Deuxième enjeu de la mise en place du SPPE, l’information des maires. Le bureau de l’AMF a souhaité rappeler qu’il y avait encore beaucoup à faire pour informer les élus de leurs nouvelles responsabilités. Et si l’ex-ministre Agnès Canayer s’était engagée à faire son tour de France « SPPE Tour » pour faire connaitre le SPPE, cette promesse restera lettre morte puisque « nous n’avons plus de ministre spécifiquement dédié à cette fonction ». L’AMF attend un engagement fort du gouvernement dans cette action. « Évidemment nous prendrons notre part, a assuré Daniel Cornalba. Mais nous ne devons pas être les seuls à le faire ! »
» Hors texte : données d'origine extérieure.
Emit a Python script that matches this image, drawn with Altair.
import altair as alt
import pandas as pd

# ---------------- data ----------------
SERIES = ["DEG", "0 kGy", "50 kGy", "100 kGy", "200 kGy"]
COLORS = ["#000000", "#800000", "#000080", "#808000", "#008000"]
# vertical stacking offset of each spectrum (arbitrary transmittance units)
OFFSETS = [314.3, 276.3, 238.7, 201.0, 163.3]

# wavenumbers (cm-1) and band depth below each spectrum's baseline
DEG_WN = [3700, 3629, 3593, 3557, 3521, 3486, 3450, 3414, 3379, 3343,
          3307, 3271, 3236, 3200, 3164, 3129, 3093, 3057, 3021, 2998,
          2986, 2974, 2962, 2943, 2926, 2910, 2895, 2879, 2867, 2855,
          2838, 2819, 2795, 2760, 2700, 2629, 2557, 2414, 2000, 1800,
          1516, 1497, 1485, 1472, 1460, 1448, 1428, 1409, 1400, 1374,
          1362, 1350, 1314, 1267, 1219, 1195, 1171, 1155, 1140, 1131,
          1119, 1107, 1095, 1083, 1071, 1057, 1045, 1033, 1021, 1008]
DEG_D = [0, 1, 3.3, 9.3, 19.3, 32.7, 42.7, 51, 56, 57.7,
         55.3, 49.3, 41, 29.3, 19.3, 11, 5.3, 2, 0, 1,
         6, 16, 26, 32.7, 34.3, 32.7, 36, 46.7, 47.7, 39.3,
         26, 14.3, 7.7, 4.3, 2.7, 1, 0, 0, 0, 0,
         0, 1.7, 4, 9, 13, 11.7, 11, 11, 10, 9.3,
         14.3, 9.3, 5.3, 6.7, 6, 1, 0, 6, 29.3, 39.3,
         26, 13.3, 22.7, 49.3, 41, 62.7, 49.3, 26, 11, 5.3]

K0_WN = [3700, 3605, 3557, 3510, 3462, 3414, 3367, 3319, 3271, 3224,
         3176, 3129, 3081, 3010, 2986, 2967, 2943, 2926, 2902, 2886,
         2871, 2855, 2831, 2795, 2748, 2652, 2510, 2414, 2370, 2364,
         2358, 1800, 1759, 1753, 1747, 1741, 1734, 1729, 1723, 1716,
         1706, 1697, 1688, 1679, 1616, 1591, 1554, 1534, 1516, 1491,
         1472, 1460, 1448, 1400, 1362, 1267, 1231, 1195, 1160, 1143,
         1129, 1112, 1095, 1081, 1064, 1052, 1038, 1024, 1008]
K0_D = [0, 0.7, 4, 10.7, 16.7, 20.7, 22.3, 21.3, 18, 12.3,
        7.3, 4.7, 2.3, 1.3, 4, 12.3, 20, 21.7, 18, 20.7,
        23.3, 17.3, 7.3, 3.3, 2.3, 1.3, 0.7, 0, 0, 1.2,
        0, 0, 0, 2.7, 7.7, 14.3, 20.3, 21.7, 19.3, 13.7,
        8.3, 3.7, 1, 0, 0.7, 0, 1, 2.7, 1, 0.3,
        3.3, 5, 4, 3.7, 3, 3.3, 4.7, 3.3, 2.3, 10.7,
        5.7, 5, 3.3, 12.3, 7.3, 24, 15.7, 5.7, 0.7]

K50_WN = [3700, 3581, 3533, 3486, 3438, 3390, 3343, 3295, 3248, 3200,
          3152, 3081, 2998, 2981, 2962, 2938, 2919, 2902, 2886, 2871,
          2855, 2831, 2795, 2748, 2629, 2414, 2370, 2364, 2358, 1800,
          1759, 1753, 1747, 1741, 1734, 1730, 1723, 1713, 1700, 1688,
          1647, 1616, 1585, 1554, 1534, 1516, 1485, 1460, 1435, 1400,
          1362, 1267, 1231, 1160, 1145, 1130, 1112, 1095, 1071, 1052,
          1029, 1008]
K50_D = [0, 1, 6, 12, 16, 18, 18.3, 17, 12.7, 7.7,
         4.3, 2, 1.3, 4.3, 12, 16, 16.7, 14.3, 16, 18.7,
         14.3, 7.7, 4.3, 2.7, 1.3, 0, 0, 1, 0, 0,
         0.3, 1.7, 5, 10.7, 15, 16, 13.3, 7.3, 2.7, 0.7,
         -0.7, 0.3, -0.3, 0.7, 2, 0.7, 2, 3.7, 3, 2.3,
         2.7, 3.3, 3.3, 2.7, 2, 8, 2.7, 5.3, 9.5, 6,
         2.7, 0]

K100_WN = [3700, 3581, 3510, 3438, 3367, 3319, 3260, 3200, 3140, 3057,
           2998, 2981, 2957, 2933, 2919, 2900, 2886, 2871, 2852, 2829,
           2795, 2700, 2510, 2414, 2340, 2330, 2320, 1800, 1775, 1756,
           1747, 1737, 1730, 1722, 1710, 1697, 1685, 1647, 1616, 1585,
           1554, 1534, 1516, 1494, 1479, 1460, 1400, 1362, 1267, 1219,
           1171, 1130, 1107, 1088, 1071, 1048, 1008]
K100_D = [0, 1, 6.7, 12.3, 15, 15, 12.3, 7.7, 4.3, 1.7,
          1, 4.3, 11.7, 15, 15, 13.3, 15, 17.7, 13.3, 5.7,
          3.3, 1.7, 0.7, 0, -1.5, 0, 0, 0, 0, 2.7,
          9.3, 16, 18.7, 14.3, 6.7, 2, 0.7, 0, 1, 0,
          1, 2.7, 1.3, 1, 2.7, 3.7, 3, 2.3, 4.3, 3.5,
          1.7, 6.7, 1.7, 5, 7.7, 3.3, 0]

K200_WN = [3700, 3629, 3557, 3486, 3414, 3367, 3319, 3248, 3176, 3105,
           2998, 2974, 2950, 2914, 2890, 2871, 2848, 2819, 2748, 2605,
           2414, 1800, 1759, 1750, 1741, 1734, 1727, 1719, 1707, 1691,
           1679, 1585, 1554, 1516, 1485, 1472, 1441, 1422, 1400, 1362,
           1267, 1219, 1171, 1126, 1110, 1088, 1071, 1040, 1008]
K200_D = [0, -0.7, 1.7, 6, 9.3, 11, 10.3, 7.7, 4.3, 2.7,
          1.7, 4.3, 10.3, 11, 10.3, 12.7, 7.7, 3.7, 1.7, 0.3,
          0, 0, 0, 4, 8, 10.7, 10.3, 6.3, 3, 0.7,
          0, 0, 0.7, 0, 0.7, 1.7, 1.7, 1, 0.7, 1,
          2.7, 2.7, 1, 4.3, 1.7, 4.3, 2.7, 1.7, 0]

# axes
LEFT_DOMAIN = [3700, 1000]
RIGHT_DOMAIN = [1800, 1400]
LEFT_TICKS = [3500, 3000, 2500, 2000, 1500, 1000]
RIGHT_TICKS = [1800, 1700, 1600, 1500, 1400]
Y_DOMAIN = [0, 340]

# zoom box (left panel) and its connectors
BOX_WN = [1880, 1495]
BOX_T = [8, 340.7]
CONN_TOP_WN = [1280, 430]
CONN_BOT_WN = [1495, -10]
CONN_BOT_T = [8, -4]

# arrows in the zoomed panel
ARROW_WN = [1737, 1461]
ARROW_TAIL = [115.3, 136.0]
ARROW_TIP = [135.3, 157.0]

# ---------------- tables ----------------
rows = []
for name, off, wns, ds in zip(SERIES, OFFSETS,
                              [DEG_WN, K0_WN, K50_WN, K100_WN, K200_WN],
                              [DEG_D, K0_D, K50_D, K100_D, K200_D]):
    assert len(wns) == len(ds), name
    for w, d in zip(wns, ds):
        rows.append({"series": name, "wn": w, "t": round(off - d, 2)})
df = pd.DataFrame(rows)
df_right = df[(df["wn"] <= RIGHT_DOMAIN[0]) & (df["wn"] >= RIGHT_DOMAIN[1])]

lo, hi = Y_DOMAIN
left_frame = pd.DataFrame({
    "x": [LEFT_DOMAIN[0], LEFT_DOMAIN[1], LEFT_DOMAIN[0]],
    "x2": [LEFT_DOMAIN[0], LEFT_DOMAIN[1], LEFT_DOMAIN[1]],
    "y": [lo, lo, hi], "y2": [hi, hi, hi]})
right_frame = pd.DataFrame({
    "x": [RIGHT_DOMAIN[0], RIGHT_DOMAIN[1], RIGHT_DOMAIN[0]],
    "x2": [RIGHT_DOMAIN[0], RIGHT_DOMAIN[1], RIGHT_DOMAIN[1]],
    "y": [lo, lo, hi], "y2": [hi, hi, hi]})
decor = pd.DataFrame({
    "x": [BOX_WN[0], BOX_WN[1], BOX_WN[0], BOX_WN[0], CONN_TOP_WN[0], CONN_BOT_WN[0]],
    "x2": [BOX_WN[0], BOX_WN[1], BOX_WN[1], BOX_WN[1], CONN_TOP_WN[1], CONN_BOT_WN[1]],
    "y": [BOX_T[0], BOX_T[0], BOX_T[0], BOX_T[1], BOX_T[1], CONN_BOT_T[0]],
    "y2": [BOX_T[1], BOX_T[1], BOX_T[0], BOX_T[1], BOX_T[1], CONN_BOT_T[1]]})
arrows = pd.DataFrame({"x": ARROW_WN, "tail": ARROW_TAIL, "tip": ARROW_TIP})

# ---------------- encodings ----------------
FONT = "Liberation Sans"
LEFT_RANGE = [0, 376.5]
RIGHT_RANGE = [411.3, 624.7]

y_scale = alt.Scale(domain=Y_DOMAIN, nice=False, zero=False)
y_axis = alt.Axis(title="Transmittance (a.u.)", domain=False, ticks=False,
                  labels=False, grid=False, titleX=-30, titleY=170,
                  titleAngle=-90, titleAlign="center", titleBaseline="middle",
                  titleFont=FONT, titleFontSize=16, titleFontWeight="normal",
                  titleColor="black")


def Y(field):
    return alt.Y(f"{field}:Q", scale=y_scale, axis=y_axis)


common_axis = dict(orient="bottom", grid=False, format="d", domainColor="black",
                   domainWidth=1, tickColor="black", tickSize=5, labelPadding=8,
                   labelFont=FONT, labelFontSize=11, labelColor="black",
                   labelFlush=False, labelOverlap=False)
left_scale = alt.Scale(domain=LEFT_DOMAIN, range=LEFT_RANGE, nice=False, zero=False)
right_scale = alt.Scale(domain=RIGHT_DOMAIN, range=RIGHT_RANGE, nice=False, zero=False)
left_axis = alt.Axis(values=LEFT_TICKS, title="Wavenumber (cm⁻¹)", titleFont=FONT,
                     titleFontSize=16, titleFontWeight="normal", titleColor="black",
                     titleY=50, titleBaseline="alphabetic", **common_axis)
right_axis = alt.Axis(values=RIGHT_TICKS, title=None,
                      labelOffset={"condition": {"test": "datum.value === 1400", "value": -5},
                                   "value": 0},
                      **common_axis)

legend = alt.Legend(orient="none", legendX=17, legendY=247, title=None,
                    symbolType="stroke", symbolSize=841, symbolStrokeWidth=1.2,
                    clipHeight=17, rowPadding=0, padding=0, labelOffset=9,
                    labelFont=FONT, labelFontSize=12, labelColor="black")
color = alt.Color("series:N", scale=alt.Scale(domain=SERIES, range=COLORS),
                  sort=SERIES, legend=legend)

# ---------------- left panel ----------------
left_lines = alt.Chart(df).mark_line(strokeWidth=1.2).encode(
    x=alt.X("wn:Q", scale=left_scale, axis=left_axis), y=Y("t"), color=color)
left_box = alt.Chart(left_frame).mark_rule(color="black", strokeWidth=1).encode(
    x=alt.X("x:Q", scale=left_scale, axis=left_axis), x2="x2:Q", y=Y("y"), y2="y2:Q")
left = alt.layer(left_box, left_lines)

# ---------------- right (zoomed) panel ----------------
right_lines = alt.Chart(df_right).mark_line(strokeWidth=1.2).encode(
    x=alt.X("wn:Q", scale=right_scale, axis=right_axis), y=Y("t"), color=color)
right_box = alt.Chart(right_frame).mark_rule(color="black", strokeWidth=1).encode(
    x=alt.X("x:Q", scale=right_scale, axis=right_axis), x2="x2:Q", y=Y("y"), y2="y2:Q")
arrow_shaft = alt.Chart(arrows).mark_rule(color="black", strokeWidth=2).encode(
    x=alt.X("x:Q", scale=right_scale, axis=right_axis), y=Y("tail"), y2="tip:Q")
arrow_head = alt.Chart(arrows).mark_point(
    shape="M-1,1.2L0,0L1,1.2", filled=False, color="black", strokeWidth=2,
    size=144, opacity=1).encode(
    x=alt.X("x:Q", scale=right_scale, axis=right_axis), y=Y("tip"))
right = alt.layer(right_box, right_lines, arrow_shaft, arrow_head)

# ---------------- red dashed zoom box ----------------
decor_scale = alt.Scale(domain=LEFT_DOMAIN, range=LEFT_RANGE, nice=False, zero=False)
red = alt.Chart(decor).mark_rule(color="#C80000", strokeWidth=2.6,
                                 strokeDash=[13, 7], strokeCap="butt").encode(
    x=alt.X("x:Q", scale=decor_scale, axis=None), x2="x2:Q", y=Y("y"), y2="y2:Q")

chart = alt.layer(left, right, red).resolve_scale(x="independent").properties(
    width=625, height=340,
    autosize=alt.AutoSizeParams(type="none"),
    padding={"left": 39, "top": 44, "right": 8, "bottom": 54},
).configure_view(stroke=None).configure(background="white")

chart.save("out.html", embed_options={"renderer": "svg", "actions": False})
Urgence sur la pénurie de professionnels
C’était un des prérequis de l’AMF à la mise en place du SPPE. Les élus alertent plus que jamais sur la pénurie de professionnels, le besoin urgent de plus de 10 000 professionnels formés dans les crèches et la nécessité d’anticiper le départ à la retraite de plus de la moitié des assistants maternels au cours des prochaines années. Dans son communiqué, l’AMF estime que l’objectif annoncé de 200 000 places en crèches créées d’ici 2030 est désormais illusoire. Les maires attendent des solutions urgentes pour résorber la pénurie sans faire de compromis sur les exigences de qualification des professionnels. Et espèrent que les travaux du Comité de filière aboutiront rapidement à « des solutions opérationnelles concrètes ».
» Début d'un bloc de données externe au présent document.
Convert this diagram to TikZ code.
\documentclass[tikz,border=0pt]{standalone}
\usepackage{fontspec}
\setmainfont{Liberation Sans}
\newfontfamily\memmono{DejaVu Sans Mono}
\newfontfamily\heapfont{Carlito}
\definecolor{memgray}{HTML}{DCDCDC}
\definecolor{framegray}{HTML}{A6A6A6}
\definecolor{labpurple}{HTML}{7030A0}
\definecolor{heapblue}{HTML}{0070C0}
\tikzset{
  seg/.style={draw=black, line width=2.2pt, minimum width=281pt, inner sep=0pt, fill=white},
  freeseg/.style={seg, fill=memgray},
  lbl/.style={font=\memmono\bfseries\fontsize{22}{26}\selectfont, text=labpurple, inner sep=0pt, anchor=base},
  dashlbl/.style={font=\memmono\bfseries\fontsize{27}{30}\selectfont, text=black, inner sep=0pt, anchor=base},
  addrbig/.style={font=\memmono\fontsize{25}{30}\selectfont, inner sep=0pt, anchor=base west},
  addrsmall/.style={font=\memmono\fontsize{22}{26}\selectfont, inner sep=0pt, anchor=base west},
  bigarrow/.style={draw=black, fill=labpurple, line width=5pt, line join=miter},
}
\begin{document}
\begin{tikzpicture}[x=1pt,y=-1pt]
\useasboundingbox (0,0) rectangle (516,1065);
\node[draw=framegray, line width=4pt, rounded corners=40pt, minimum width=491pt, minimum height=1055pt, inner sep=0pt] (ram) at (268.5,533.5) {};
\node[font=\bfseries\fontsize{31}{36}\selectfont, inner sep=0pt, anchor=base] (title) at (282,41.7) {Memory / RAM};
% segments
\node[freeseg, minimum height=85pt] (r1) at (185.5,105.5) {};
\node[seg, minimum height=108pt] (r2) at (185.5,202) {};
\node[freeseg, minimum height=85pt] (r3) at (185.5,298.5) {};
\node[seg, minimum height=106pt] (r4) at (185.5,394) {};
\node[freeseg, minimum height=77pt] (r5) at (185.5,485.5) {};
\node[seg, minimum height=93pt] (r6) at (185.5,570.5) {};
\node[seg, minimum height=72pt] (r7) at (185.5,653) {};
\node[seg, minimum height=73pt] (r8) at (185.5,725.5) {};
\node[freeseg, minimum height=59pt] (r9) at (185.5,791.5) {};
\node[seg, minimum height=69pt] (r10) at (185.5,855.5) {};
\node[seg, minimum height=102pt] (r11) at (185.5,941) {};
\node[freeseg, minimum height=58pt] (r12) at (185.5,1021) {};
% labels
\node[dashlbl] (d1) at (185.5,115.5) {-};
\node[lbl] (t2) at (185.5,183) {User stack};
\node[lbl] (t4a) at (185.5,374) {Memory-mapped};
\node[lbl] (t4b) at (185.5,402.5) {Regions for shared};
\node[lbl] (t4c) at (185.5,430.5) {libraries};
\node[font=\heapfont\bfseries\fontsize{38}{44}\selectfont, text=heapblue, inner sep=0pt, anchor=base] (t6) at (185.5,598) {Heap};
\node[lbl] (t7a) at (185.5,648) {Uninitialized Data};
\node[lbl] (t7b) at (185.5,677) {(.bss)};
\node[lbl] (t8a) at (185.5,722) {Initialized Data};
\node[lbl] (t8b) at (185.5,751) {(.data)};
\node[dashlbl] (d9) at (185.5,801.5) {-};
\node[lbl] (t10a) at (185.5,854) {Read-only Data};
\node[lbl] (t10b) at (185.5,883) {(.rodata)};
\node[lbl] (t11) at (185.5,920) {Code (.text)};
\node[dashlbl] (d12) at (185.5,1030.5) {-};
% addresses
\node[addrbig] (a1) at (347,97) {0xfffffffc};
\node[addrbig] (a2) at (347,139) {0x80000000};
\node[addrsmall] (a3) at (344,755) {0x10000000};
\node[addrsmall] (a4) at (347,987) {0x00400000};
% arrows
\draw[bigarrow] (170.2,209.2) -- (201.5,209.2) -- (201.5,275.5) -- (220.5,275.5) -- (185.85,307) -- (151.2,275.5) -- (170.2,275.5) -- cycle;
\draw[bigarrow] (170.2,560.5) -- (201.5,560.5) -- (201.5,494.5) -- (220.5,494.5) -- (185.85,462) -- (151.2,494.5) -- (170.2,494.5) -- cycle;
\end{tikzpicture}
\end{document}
L’AMF reste favorable au projet de décret « micro crèches »
Interrogés sur le projet brûlant de décret sur les micro-crèches et la pression faite ces dernières semaines par les fédérations du secteur privé lucratif sur les élus municipaux, il semble que le sujet ait été largement évoqué lors du groupe de travail petite enfance du 28 janvier, et n’ait pas fait l’unanimité. « Un grand nombre de maires ont pu recevoir des courriers. Nous n’ignorons pas ce sujet, a affirmé Daniel Cornalba, cherchant le consensus. Chaque municipalité a sa propre sensibilité, l’AMF reste attachée à la diversité des modes d’accueil qui nous réunit tous et à la qualité de l’accueil ». Pour Clotilde Robin, les maires « tiennent bon face à cette demande d’exigence de qualité et sont bien plus préoccupés par la question évoquée des moyens financiers… » Et de rappeler que l’AMF avait émis un avis favorable au projet de décret sur les micro-crèches, tout en demandant « qu’une attention particulière soit apportée aux micro-crèches publiques, gérées par les communes ou intercommunalités, sous le régime de la Psu, pour que l’application des nouvelles règles n’aboutisse pas à des destructions de places », a-t-elle précisé.
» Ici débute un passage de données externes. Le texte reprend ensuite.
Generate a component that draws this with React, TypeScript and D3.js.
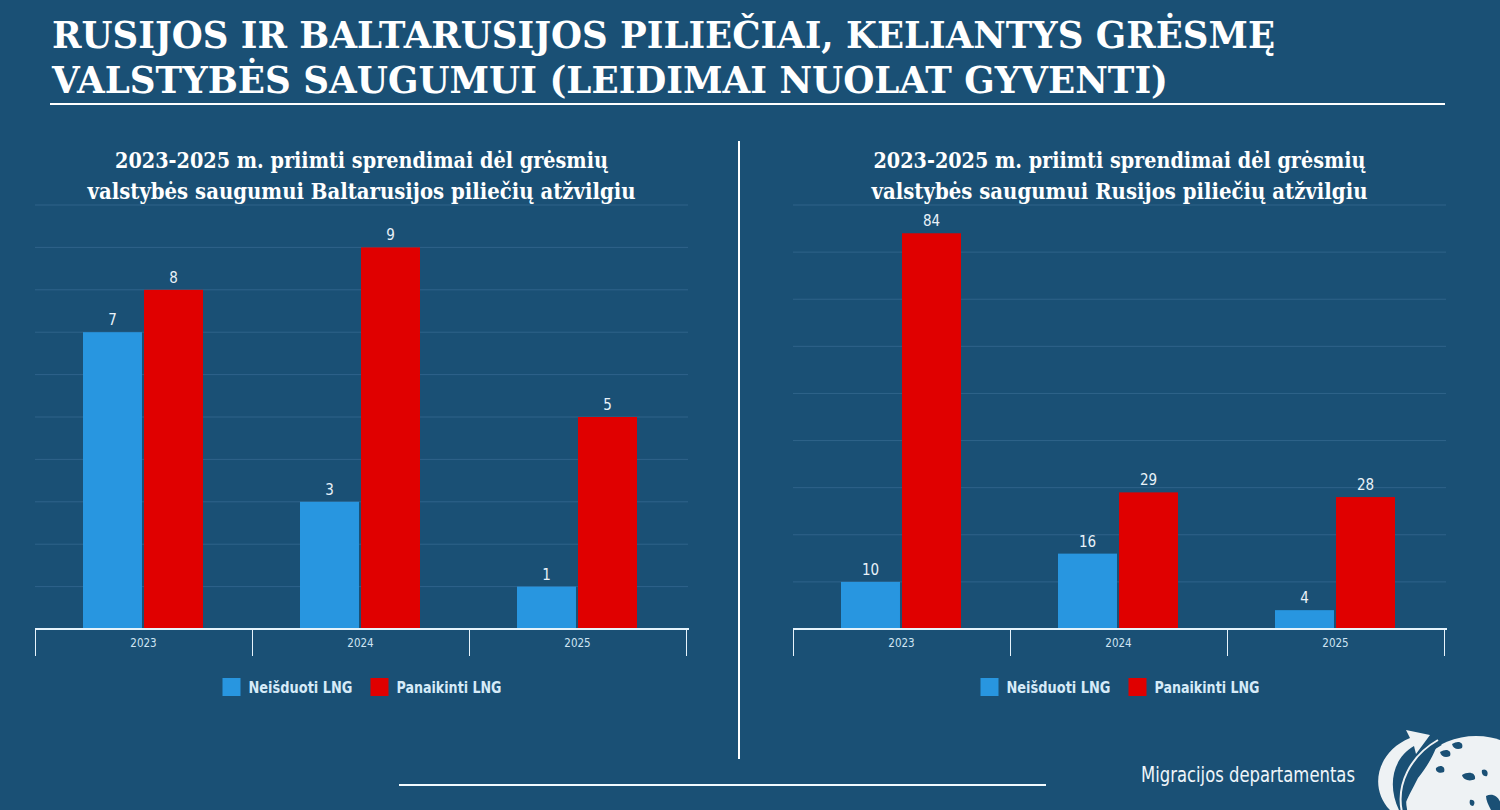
import React from "react";
import * as d3 from "d3";

// Data
const years = ["2023", "2024", "2025"];
const seriesNames = ["Neišduoti LNG", "Panaikinti LNG"];
const belarusNotIssued = [7, 3, 1];
const belarusRevoked = [8, 9, 5];
const russiaNotIssued = [10, 16, 4];
const russiaRevoked = [84, 29, 28];
const belarusTicks = [0, 1, 2, 3, 4, 5, 6, 7, 8, 9, 10];
const russiaTicks = [0, 10, 20, 30, 40, 50, 60, 70, 80, 90];

const titleLines = [
  "RUSIJOS IR BALTARUSIJOS PILIEČIAI, KELIANTYS GRĖSMĘ",
  "VALSTYBĖS SAUGUMUI (LEIDIMAI NUOLAT GYVENTI)",
];
const belarusTitle = [
  "2023-2025 m. priimti sprendimai dėl grėsmių",
  "valstybės saugumui Baltarusijos piliečių atžvilgiu",
];
const russiaTitle = [
  "2023-2025 m. priimti sprendimai dėl grėsmių",
  "valstybės saugumui Rusijos piliečių atžvilgiu",
];
const footerText = "Migracijos departamentas";

const BG = "#1a5075";
const BLUE = "#2896e0";
const RED = "#e00000";
const GRID = "#2f638a";
const AXIS = "#e6f3fb";
const TEXT_LIGHT = "#e9f2f9";
const LOGO = "#eef2f4";
const SLAB = "'DejaVu Serif', 'Liberation Serif', serif";
const NARROW = "'Liberation Sans Narrow', 'DejaVu Sans Condensed', 'Open Sans', sans-serif";

type PanelProps = {
  x0: number;
  x1: number;
  titles: string[];
  titleWidths: number[];
  notIssued: number[];
  revoked: number[];
  ticks: number[];
};

function Panel({ x0, x1, titles, titleWidths, notIssued, revoked, ticks }: PanelProps) {
  const top = 205;
  const base = 629;
  const y = d3.scaleLinear().domain([0, ticks[ticks.length - 1]]).range([base, top]);
  const xBand = d3.scaleBand<string>().domain(years).range([x0, x0 + 651]).padding(0);
  const bw = xBand.bandwidth();
  const inner = d3
    .scaleBand<string>()
    .domain(seriesNames)
    .range([48, bw - 49])
    .paddingInner(0.033)
    .paddingOuter(0);
  const center = (x0 + x1) / 2;
  const values = [notIssued, revoked];
  const colors = [BLUE, RED];
  const legendWidths = [104, 105];

  return (
    <g>
      {titles.map((t, i) => (
        <text
          key={i}
          x={center}
          y={168 + i * 31}
          textAnchor="middle"
          fontFamily={SLAB}
          fontWeight="bold"
          fontSize={23}
          fill="#ffffff"
          textLength={titleWidths[i]}
          lengthAdjust="spacingAndGlyphs"
        >
          {t}
        </text>
      ))}
      {ticks.map((t) => (
        <line key={t} x1={x0} x2={x1} y1={y(t)} y2={y(t)} stroke={GRID} strokeWidth={1} />
      ))}
      {years.map((yr, i) =>
        values.map((vals, s) => {
          const bx = (xBand(yr) as number) + (inner(seriesNames[s]) as number);
          const v = vals[i];
          return (
            <g key={yr + s}>
              <rect x={bx} y={y(v)} width={inner.bandwidth()} height={base - y(v)} fill={colors[s]} />
              <text
                x={bx + inner.bandwidth() / 2}
                y={y(v) - 7}
                textAnchor="middle"
                fontFamily={NARROW}
                fontSize={15}
                fill={TEXT_LIGHT}
              >
                {v}
              </text>
            </g>
          );
        })
      )}
      <line x1={x0} x2={x0 + 654} y1={base} y2={base} stroke={AXIS} strokeWidth={2} />
      {[...years.map((yr) => xBand(yr) as number), x0 + 651].map((tx, i) => (
        <line key={i} x1={tx + 0.5} x2={tx + 0.5} y1={base} y2={656} stroke={AXIS} strokeWidth={1} />
      ))}
      {years.map((yr) => (
        <text
          key={yr}
          x={(xBand(yr) as number) + bw / 2}
          y={647}
          textAnchor="middle"
          fontFamily={NARROW}
          fontSize={11.5}
          fill="#cfe4f3"
        >
          {yr}
        </text>
      ))}
      {seriesNames.map((name, s) => {
        const lx = center - 139 + s * 148;
        return (
          <g key={name}>
            <rect x={lx} y={678} width={18} height={18} fill={colors[s]} />
            <text
              x={lx + 26}
              y={693}
              fontFamily={NARROW}
              fontWeight="bold"
              fontSize={15.5}
              fill="#d6ebf8"
              textLength={legendWidths[s]}
              lengthAdjust="spacingAndGlyphs"
            >
              {name}
            </text>
          </g>
        );
      })}
    </g>
  );
}

function Logo() {
  const cx = 1476;
  const cy = 812;
  const r = 76;
  return (
    <g>
      <defs>
        <clipPath id="globeClip">
          <circle cx={cx} cy={cy} r={r} />
        </clipPath>
      </defs>
      <circle cx={cx} cy={cy} r={r} fill={LOGO} />
      {/* continents cut-outs */}
      <g clipPath="url(#globeClip)" fill={BG}>
        <path d="M1398,770 C1410,752 1425,744 1436,748 C1432,758 1426,768 1418,778 C1412,790 1406,800 1402,812 Z" />
        <path d="M1440,752 C1446,748 1452,750 1450,756 C1446,758 1441,757 1440,752 Z" />
        <path d="M1452,744 C1458,740 1464,742 1462,748 C1458,750 1453,749 1452,744 Z" />
        <path d="M1436,768 C1440,764 1446,766 1444,772 C1440,774 1435,772 1436,768 Z" />
        <path d="M1462,775 C1468,771 1476,772 1475,779 C1470,782 1463,780 1462,775 Z" />
        <path d="M1482,770 C1486,768 1489,772 1487,776 C1484,777 1481,774 1482,770 Z" />
        <path d="M1486,796 C1494,792 1502,798 1502,812 L1492,812 C1489,806 1486,801 1486,796 Z" />
        <path d="M1470,800 C1474,799 1476,803 1473,806 C1470,806 1469,803 1470,800 Z" />
      </g>
      {/* dark gap and thin orbit line */}
      <path d="M1404,812 C1398,785 1412,758 1440,742" fill="none" stroke={BG} strokeWidth={7} />
      <path d="M1402,812 C1396,785 1410,756 1438,740" fill="none" stroke={LOGO} strokeWidth={2} />
      {/* arrow */}
      <path
        d="M1392,812 C1368,790 1376,752 1410,738 L1406,730 L1430,735 L1416,754 L1414,746 C1390,760 1388,790 1400,812 Z"
        fill={LOGO}
      />
    </g>
  );
}

export default function App() {
  return (
    <svg
      width={1500}
      height={810}
      style={{ position: "absolute", left: 0, top: 0, display: "block" }}
    >
      <rect x={0} y={0} width={1500} height={810} fill={BG} />
      {titleLines.map((t, i) => (
        <text
          key={i}
          x={52}
          y={48 + i * 45}
          fontFamily={SLAB}
          fontWeight="bold"
          fontSize={38}
          fill="#ffffff"
          textLength={i === 0 ? 1223 : 1116}
          lengthAdjust="spacingAndGlyphs"
        >
          {t}
        </text>
      ))}
      <line x1={50} x2={1445} y1={104} y2={104} stroke="#ffffff" strokeWidth={2} />
      <line x1={739} x2={739} y1={141} y2={759} stroke="#ffffff" strokeWidth={2} />
      <Panel
        x0={35}
        x1={688}
        titles={belarusTitle}
        titleWidths={[493, 548]}
        notIssued={belarusNotIssued}
        revoked={belarusRevoked}
        ticks={belarusTicks}
      />
      <Panel
        x0={793}
        x1={1446}
        titles={russiaTitle}
        titleWidths={[492, 496]}
        notIssued={russiaNotIssued}
        revoked={russiaRevoked}
        ticks={russiaTicks}
      />
      <line x1={399} x2={1046} y1={785} y2={785} stroke="#f2fbff" strokeWidth={2} />
      <text
        x={1141}
        y={782}
        fontFamily={NARROW}
        fontSize={21}
        fill="#eef5fa"
        textLength={214}
        lengthAdjust="spacingAndGlyphs"
      >
        {footerText}
      </text>
      <Logo />
    </svg>
  );
}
Un courrier accueilli avec réserve
Le courrier de Catherine Vautrin adressé le 29 janvier aux associations d’élus a lui, suscité un enthousiasme mesuré des représentants de l’AMF, qui n’ont d’ailleurs pas souhaité prendre une position affirmée sans consultation préalable du bureau. Une main tendue qui arriverait un peu tard ? Daniel Cornalba a cependant salué la démarche, « ce courrier, c’est un pont pour un dialogue et depuis longtemps nous demandons que les maires puissent être à la table des discussions. Tout ce qui va dans ce sens est bon à prendre », a-t-il reconnu, regrettant que les maires soient trop souvent laissés pour compte. « La loi a été adoptée il y a un an et certains décrets ne sont toujours pas sortis. Quand on veut bien faire les choses collectivement en intégrant les maires, nous envoyer certains décrets 48h avant le passage en Comité national d’évaluation des normes, je trouve cela assez baroque ! (…) Sur le territoire, c’est nous les maires qui sommes directement interpellés y compris parfois pour des textes dont nous ne sommes pas les auteurs. Il faut donc qu’on travaille collectivement », a-t-il conclu.